The good faith requirement is simply that: a minimum standard of honesty where one party does not mislead another into acting to its detriment: “… That organizing principle is simply that parties generally must perform their contractual duties honestly and reasonably and not capriciously or arbitrarily.” This duty was not a part of Canadian common law up until now. After Bhasin it is fair to say that now, across Canada, most parties in their contractual relationships will be deterred from taking an unfair advantage of another and from acting in bad faith.
As stated previously, one may wonder why has the Supreme Court of Canada finally decided to act now, and whether the Canada-European Union Comprehensive Economic and Trade Agreement (“CETA”)) has had an influence? It is important to note that the European Union operates under a system of treaties (Article 1(2) of the Treaty on the Functioning of the European Union (TFEU)) and has its own legal order and principles which are derived primarily from the domestic legal regimes of its major signatory States, Germany, France and Italy (Article 4(2) of the Treaty on European Union (TEU)). The common thread in the domestic legal regimes of these States is Roman Law and the Napoleonic Code and good faith is a primary obligation built into the said legal regimes. The Court itself admitted that:
“ The doctrine of good faith traces its history to Roman law and found acceptance in earlier English contract law. For example, Lord Northington wrote in Aleyn v. Belchier (1758), 1 Eden 132, 28 E.R. 634, at p. 138, cited in Mills v. Mills (1938), 60 C.L.R. 150 (H.C.A.), at p. 185, that “[n]o point is better established than that, a person having a power, must execute it bona fide for the end designed, otherwise it is corrupt and void.” Similarly, Lord Kenyon wrote in Mellish v. Motteux (1792), Peake 156, 170 E.R. 113, “in contracts of all kinds, it is of the highest importance that courts of law should compel the observance of honesty and good faith”: p. 157. In Carter v. Boehm (1766), 3 Burr. 1905, 97 E.R. 1162, at p. 1910, Lord Mansfield stated that good faith is a principle applicable to all contracts: see also Herbert v. Mercantile Fire Ins. Co. (1878), 43 U.C.Q.B. 384 (Ont.); R. Powell, “Good Faith in Contracts” (1956), 9 Curr. Legal Probs. 16.”
The good faith requirement is imposed upon the parties to a treaty of an international nature by Article 26 of the Vienna Convention on the Law of Treaties (‘Convention’). Article 26 of the Convention states that: “Every treaty in force is binding upon the parties to it and must be performed by them in good faith.”
Article 4(3) TEU itself specifies the “principle of sincere cooperation” which the Union and its Member States are to exercise in the fulfillment of their treaty obligations.
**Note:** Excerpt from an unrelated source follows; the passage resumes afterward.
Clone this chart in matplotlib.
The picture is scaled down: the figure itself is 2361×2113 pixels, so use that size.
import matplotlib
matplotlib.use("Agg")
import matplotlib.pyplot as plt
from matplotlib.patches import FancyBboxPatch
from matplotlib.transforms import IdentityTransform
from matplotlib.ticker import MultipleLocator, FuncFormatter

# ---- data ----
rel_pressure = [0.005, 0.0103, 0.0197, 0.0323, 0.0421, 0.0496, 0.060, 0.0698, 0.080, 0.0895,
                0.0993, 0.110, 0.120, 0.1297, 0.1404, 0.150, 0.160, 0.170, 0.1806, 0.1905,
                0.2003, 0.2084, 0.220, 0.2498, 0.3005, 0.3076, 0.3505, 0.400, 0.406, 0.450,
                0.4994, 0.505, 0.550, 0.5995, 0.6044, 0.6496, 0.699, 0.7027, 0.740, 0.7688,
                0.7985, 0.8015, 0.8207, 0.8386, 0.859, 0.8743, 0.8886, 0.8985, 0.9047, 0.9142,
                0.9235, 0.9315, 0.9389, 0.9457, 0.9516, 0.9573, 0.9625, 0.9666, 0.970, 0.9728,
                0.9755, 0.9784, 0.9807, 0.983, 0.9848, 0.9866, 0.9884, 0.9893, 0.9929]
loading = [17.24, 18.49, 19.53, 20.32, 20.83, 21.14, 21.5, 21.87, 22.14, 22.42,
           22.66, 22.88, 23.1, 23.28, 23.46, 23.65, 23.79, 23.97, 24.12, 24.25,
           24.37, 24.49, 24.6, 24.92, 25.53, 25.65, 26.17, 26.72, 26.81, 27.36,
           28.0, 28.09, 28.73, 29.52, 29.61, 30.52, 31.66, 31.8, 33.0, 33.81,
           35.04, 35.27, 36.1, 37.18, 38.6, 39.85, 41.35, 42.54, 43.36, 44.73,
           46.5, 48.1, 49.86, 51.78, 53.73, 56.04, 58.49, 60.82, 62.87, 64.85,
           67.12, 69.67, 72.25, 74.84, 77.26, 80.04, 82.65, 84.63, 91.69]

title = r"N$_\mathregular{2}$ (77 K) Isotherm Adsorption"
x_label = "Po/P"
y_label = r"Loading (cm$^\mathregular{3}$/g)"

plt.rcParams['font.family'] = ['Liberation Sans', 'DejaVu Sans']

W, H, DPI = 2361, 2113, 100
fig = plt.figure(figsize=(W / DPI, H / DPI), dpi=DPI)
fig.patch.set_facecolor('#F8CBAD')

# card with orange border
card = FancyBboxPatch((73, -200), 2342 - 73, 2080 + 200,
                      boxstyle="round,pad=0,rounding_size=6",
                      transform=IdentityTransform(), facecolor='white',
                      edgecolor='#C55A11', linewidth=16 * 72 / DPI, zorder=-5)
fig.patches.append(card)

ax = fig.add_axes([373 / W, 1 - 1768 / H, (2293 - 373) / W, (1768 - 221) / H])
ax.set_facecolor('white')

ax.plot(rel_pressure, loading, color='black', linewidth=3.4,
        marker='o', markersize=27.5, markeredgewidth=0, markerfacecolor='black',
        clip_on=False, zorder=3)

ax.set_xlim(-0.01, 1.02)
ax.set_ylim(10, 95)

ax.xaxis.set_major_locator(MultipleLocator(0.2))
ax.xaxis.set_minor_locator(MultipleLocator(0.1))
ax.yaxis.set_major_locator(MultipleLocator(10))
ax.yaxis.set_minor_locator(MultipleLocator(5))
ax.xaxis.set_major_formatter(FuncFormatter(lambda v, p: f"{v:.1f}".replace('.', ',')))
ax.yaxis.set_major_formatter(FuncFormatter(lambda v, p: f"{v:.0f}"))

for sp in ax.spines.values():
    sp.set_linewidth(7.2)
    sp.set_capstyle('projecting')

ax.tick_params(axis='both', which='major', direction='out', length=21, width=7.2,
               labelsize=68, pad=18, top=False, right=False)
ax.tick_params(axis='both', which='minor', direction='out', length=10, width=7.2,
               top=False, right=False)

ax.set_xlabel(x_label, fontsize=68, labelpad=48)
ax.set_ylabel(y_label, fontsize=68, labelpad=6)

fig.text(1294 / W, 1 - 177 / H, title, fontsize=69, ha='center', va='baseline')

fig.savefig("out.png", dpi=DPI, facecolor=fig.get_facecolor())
However, CETA Chapter 33, Article 14.16 puts a caveat on the above quoted obligation and upon the incorporation of such obligations into the domestic law. The said Article states that:
“1. Nothing in this Agreement shall be construed as conferring rights or imposing obligations on persons other than those created between the Parties under public international law, nor as permitting this Agreement to be directly invoked in the domestic legal systems of the Parties.”
Consequently, the good faith requirement would not have become the law in Canada if the Supreme Court of Canada had not acted. Although it is noteworthy that the Court did not make a direct reference to CETA (possibly because the final text of CETA had not been ratified by the signatory parties as yet), it did, however, allude to the fact that a similar treaty does exist between Canada and the United States of America (‘NAFTA’), in addition to the obligation of conduct among the provinces within Canada themselves (para 41 of the Decision).